Greg Sparks clipped the figure eight loop into Brandon’s harness with a carabiner. A large bolt of lightning struck at this time (about a half an hour since the first shock). Greg Sparks was thrown to the ground and he saw Brandon Oldenkamp thrown out and down the cliff out of sight.
Conclusions: Lightning storms are common in the Teton Range in the summer. Although most storms occur in the afternoon or evening and follow a distinct progression, storms at other times of the day or night are not rare and are often missed by professional weather forecasters. All three parties in this incident made a decision to ignore obvious signs of an impending storm: dark clouds, rapidly increasing in size from a relatively clear morning sky. Seasoned Teton climbers have the knowledge and/or experience to rapidly move to less exposed terrain when the first signs of building clouds appear.
The Tyler and Kline parties both decided to wait out what they felt was going to be a rapidly passing disturbance. As the storm increased in intensity, they sought shelter from the snow, rain and wind by huddling near alcoves of rock. Their actions put them into areas much more likely to be subject to electrical currents from lightning, specifically near rock walls and overhangs. The Sparks party made an earlier decision to descend but was still caught by the storm. They also sought protection from the elements. They moved down into the Double Chimney area of the Owen Spalding route, making them much more likely to experience electrical shocks from lightning.
Why Brandon Oldenkamp's tie-in failed is difficult to confirm, but evidence points to an improper attachment to his harness. Hypothermia, cold hands, lack of experience and the intensity of the situation were all contributing factors. However, based on the physical evidence, it appears that Oldencamp’s gear loops were pulled on hard enough and quickly enough to break its attachment to the harness and strip off a piece of the tubing that it was laced through. A second possibility is that Brandon was tied into the figure of eight climbing rope loop on the gate side of the locking carabiner. The violence of his reaction to the electrical shock could have caused the rope to come out of the carabiner if it was not in the locked position.

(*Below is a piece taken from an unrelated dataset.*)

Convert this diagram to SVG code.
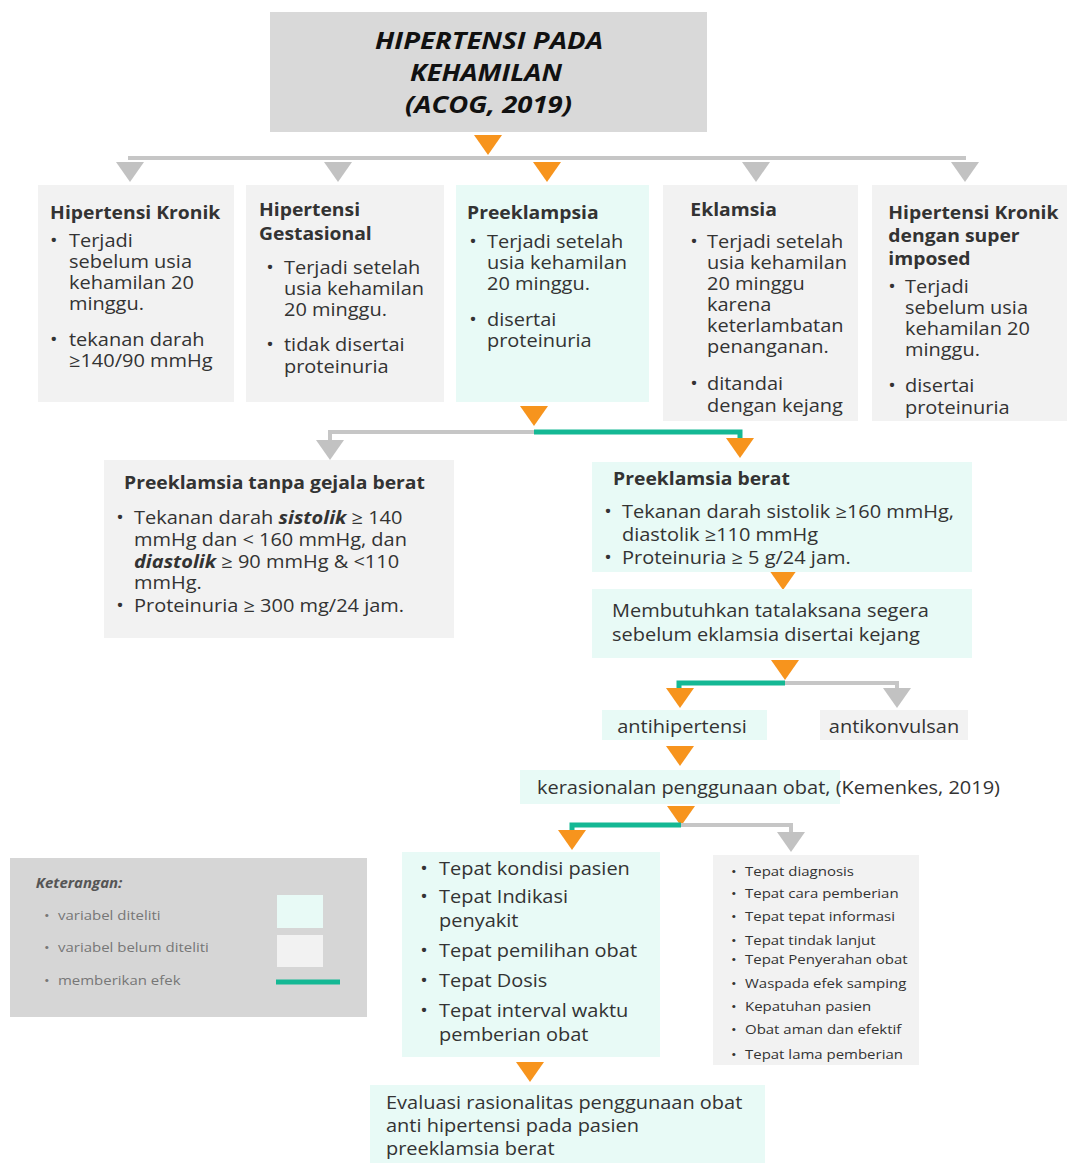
<svg xmlns="http://www.w3.org/2000/svg" width="1067" height="1163" viewBox="0 0 1067 1163">
<style>
text{font-family:"Open Sans","Noto Sans","DejaVu Sans",sans-serif;fill:#333;}
.b{font-size:18px;}
.h{font-size:17.4px;font-weight:bold;}
.s{font-size:13.5px;}
.t{font-size:23px;font-weight:bold;font-style:italic;fill:#111;}
.l{font-size:13.5px;fill:#777;}
.g{fill:#f2f2f2;}
.c{fill:#e8faf6;}
.gl{stroke:#c6c6c6;stroke-width:4;fill:none;}
.tl{stroke:#14b894;stroke-width:5;fill:none;}
.ot{fill:#f7941d;}
.gt{fill:#c2c2c2;}
</style>
<defs>
<path id="tri" d="M-14,0 L14,0 L0,20 Z"/>
</defs>
<rect width="1067" height="1163" fill="#fff"/>

<g id="title">
<rect x="270" y="12" width="437" height="120" fill="#d9d9d9"/>
<text x="375" y="49" class="t" textLength="228" lengthAdjust="spacingAndGlyphs">HIPERTENSI PADA</text>
<text x="410" y="81" class="t" textLength="152" lengthAdjust="spacingAndGlyphs">KEHAMILAN</text>
<text x="405" y="113" class="t" textLength="167" lengthAdjust="spacingAndGlyphs">(ACOG, 2019)</text>
</g>

<g id="connectors">
<use href="#tri" x="488" y="135" class="ot"/>
<line x1="128" y1="158" x2="966" y2="158" class="gl"/>
<use href="#tri" x="130" y="162" class="gt"/>
<use href="#tri" x="338" y="162" class="gt"/>
<use href="#tri" x="547" y="162" class="ot"/>
<use href="#tri" x="756" y="162" class="gt"/>
<use href="#tri" x="965" y="162" class="gt"/>

<use href="#tri" x="534" y="406" class="ot"/>
<polyline points="534,432 330,432 330,440" class="gl"/>
<polyline points="534,432 740,432 740,440" class="tl"/>
<use href="#tri" x="330" y="440" class="gt"/>
<use href="#tri" x="740" y="438" class="ot"/>

<use href="#tri" x="783" y="570" class="ot"/>
<use href="#tri" x="785" y="660" class="ot"/>
<polyline points="785,683 897,683 897,690" class="gl"/>
<polyline points="785,683 679,683 679,690" class="tl"/>
<use href="#tri" x="680" y="688" class="ot"/>
<use href="#tri" x="897" y="688" class="gt"/>

<use href="#tri" x="680" y="746" class="ot"/>
<use href="#tri" x="681" y="806" class="ot"/>
<polyline points="681,825 791,825 791,832" class="gl"/>
<polyline points="681,825 572,825 572,832" class="tl"/>
<use href="#tri" x="572" y="830" class="ot"/>
<use href="#tri" x="791" y="832" class="gt"/>

<use href="#tri" x="530" y="1062" class="ot"/>
</g>

<g id="hipertensi-kronik">
<rect x="38" y="185" width="196" height="217" class="g"/>
<g transform="matrix(1.11 0 0 1 -7.59 0)">
<text x="52" y="219" class="h">Hipertensi Kronik</text>
<text x="52" y="247" class="b">•</text>
<text x="69" y="247" class="b">Terjadi</text>
<text x="69" y="268" class="b">sebelum usia</text>
<text x="69" y="289" class="b">kehamilan 20</text>
<text x="69" y="310" class="b">minggu.</text>
<text x="52" y="346" class="b">•</text>
<text x="69" y="346" class="b">tekanan darah</text>
<text x="69" y="367" class="b">≥140/90 mmHg</text>
</g>
</g>

<g id="hipertensi-gestasional">
<rect x="246" y="185" width="198" height="217" class="g"/>
<g transform="matrix(1.11 0 0 1 -31.24 0)">
<text x="261.5" y="216" class="h">Hipertensi</text>
<text x="261.5" y="240" class="h">Gestasional</text>
<text x="268" y="274" class="b">•</text>
<text x="284" y="274" class="b">Terjadi setelah</text>
<text x="284" y="295" class="b">usia kehamilan</text>
<text x="284" y="316" class="b">20 minggu.</text>
<text x="268" y="351" class="b">•</text>
<text x="284" y="351" class="b">tidak disertai</text>
<text x="284" y="373" class="b">proteinuria</text>
</g>
</g>

<g id="preeklampsia">
<rect x="456" y="185" width="193" height="217" class="c"/>
<g transform="matrix(1.11 0 0 1 -53.57 0)">
<text x="469" y="219" class="h">Preeklampsia</text>
<text x="471" y="248" class="b">•</text>
<text x="487" y="248" class="b">Terjadi setelah</text>
<text x="487" y="269" class="b">usia kehamilan</text>
<text x="487" y="290" class="b">20 minggu.</text>
<text x="471" y="326" class="b">•</text>
<text x="487" y="326" class="b">disertai</text>
<text x="487" y="347" class="b">proteinuria</text>
</g>
</g>

<g id="eklamsia">
<rect x="663" y="185" width="195" height="236" class="g"/>
<g transform="matrix(1.11 0 0 1 -77.77 0)">
<text x="692" y="216" class="h">Eklamsia</text>
<text x="692" y="248" class="b">•</text>
<text x="707" y="248" class="b">Terjadi setelah</text>
<text x="707" y="269" class="b">usia kehamilan</text>
<text x="707" y="290" class="b">20 minggu</text>
<text x="707" y="311" class="b">karena</text>
<text x="707" y="332" class="b">keterlambatan</text>
<text x="707" y="353" class="b">penanganan.</text>
<text x="692" y="390" class="b">•</text>
<text x="707" y="390" class="b">ditandai</text>
<text x="707" y="412" class="b">dengan kejang</text>
</g>
</g>

<g id="hipertensi-kronik-superimposed">
<rect x="872" y="185" width="195" height="236" class="g"/>
<g transform="matrix(1.11 0 0 1 -99.55 0)">
<text x="890" y="219" class="h">Hipertensi Kronik</text>
<text x="890" y="242" class="h">dengan super</text>
<text x="890" y="265" class="h">imposed</text>
<text x="890" y="293" class="b">•</text>
<text x="905" y="293" class="b">Terjadi</text>
<text x="905" y="314" class="b">sebelum usia</text>
<text x="905" y="335" class="b">kehamilan 20</text>
<text x="905" y="356" class="b">minggu.</text>
<text x="890" y="392" class="b">•</text>
<text x="905" y="392" class="b">disertai</text>
<text x="905" y="414" class="b">proteinuria</text>
</g>
</g>

<g id="preeklamsia-tanpa-gejala-berat">
<rect x="104" y="460" width="350" height="178" class="g"/>
<g transform="matrix(1.11 0 0 1 -14.74 0)">
<text x="125" y="489" class="h">Preeklamsia tanpa gejala berat</text>
<text x="118" y="524" class="b">•</text>
<text x="134" y="524" class="b">Tekanan darah <tspan font-weight="bold" font-style="italic">sistolik</tspan> ≥ 140</text>
<text x="134" y="546" class="b">mmHg dan &lt; 160 mmHg, dan</text>
<text x="134" y="568" class="b"><tspan font-weight="bold" font-style="italic">diastolik</tspan> ≥ 90 mmHg &amp; &lt;110</text>
<text x="134" y="589" class="b">mmHg.</text>
<text x="118" y="612" class="b">•</text>
<text x="134" y="612" class="b">Proteinuria ≥ 300 mg/24 jam.</text>
</g>
</g>

<g id="preeklamsia-berat">
<rect x="592" y="462" width="380" height="110" class="c"/>
<g transform="matrix(1.11 0 0 1 -68.42 0)">
<text x="614" y="485" class="h">Preeklamsia berat</text>
<text x="606" y="518" class="b">•</text>
<text x="622" y="518" class="b">Tekanan darah sistolik ≥160 mmHg,</text>
<text x="622" y="541" class="b">diastolik ≥110 mmHg</text>
<text x="606" y="564" class="b">•</text>
<text x="622" y="564" class="b">Proteinuria ≥ 5 g/24 jam.</text>
</g>
</g>

<g id="membutuhkan-tatalaksana">
<rect x="592" y="589" width="380" height="69" class="c"/>
<g transform="matrix(1.11 0 0 1 -67.32 0)">
<text x="612" y="617" class="b">Membutuhkan tatalaksana segera</text>
<text x="612" y="641" class="b">sebelum eklamsia disertai kejang</text>
</g>
</g>

<g id="antihipertensi">
<rect x="602" y="710" width="165" height="30" class="c"/>
<text x="682" y="733" class="b" text-anchor="middle" transform="matrix(1.11 0 0 1 -75.02 0)">antihipertensi</text>
</g>

<g id="antikonvulsan">
<rect x="820" y="710" width="148" height="30" class="g"/>
<text x="894" y="733" class="b" text-anchor="middle" transform="matrix(1.11 0 0 1 -98.34 0)">antikonvulsan</text>
</g>

<g id="kerasionalan">
<rect x="520" y="770" width="320" height="34" class="c"/>
<text x="537" y="794" class="b" transform="matrix(1.11 0 0 1 -59.07 0)">kerasionalan penggunaan obat, (Kemenkes, 2019)</text>
</g>

<g id="tepat-diteliti">
<rect x="402" y="852" width="258" height="205" class="c"/>
<g transform="matrix(1.11 0 0 1 -48.29 0)">
<text x="422" y="875" class="b">•</text>
<text x="439" y="875" class="b">Tepat kondisi pasien</text>
<text x="422" y="903" class="b">•</text>
<text x="439" y="903" class="b">Tepat Indikasi</text>
<text x="439" y="927" class="b">penyakit</text>
<text x="422" y="957" class="b">•</text>
<text x="439" y="957" class="b">Tepat pemilihan obat</text>
<text x="422" y="987" class="b">•</text>
<text x="439" y="987" class="b">Tepat Dosis</text>
<text x="422" y="1017" class="b">•</text>
<text x="439" y="1017" class="b">Tepat interval waktu</text>
<text x="439" y="1041" class="b">pemberian obat</text>
</g>
</g>

<g id="tepat-belum-diteliti">
<rect x="713" y="855" width="206" height="210" class="g"/>
<g transform="matrix(1.11 0 0 1 -81.95 0)">
<text x="732.5" y="876" class="s">•</text><text x="745" y="876" class="s">Tepat diagnosis</text>
<text x="732.5" y="898" class="s">•</text><text x="745" y="898" class="s">Tepat cara pemberian</text>
<text x="732.5" y="921" class="s">•</text><text x="745" y="921" class="s">Tepat tepat informasi</text>
<text x="732.5" y="945" class="s">•</text><text x="745" y="945" class="s">Tepat tindak lanjut</text>
<text x="732.5" y="964" class="s">•</text><text x="745" y="964" class="s">Tepat Penyerahan obat</text>
<text x="732.5" y="988" class="s">•</text><text x="745" y="988" class="s">Waspada efek samping</text>
<text x="732.5" y="1011" class="s">•</text><text x="745" y="1011" class="s">Kepatuhan pasien</text>
<text x="732.5" y="1034" class="s">•</text><text x="745" y="1034" class="s">Obat aman dan efektif</text>
<text x="732.5" y="1059" class="s">•</text><text x="745" y="1059" class="s">Tepat lama pemberian</text>
</g>
</g>

<g id="evaluasi">
<rect x="370" y="1085" width="395" height="78" class="c"/>
<g transform="matrix(1.11 0 0 1 -42.46 0)">
<text x="386" y="1109" class="b">Evaluasi rasionalitas penggunaan obat</text>
<text x="386" y="1132" class="b">anti hipertensi pada pasien</text>
<text x="386" y="1155" class="b">preeklamsia berat</text>
</g>
</g>

<g id="legend">
<rect x="10" y="858" width="357" height="159" fill="#d6d6d6"/>
<g transform="matrix(1.11 0 0 1 -6.38 0)">
<text x="38" y="888" style="font-size:13.5px;font-weight:bold;font-style:italic;fill:#555">Keterangan:</text>
<text x="45.5" y="920" class="l">•</text>
<text x="58" y="920" class="l">variabel diteliti</text>
<text x="45.5" y="952" class="l">•</text>
<text x="58" y="952" class="l">variabel belum diteliti</text>
<text x="45.5" y="985" class="l">•</text>
<text x="58" y="985" class="l">memberikan efek</text>
</g>
<rect x="277" y="895" width="46" height="33" class="c"/>
<rect x="277" y="935" width="46" height="32" class="g"/>
<line x1="276" y1="982" x2="340" y2="982" class="tl" stroke-width="6"/>
</g>
</svg>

It should be noted that this rescue began about one hour after the conclusion of the recovery of Jillian Drow, a rescue that began the night before. (Source, Jim Springer, Incident Commander)
Further analysis sent forward by Betsy Smith, who began her letter by pointing out that they felt the first strike “close to 10:30 a.m.” She goes on to say, “I believe strongly that there is a great deal to be learned from this incident. First and foremost that if we waited for rescue near the top of the Grand, we would have risked being benighted. We would have also had to sit out the storm that came later in the afternoon. If we were benighted, [I] would have lost [my] left arm from the elbow down and [my] right hand, according to the doctor. Walker would have chanced losing his foot. Kline would have been risking his life, considering the air in his chest should have collapsed a lung. It was due to Kline’s experience that he was able to build enough improvised anchors (with the gear that wasn’t melted) to lower himself, Walker, and Smith to the upper saddle.”
(Editor’s Note: This was the Jenny Lake Rangers’ largest rescue ever. Over the course of nine hours, seven people were flown from 13,200 feet and nine others were flown out from other locations. In all, 92 emergency workers became involved. The long narrative above should help the reader understand some of the decisions, intricacies, technical difficulties, and dedication required for such an operation.)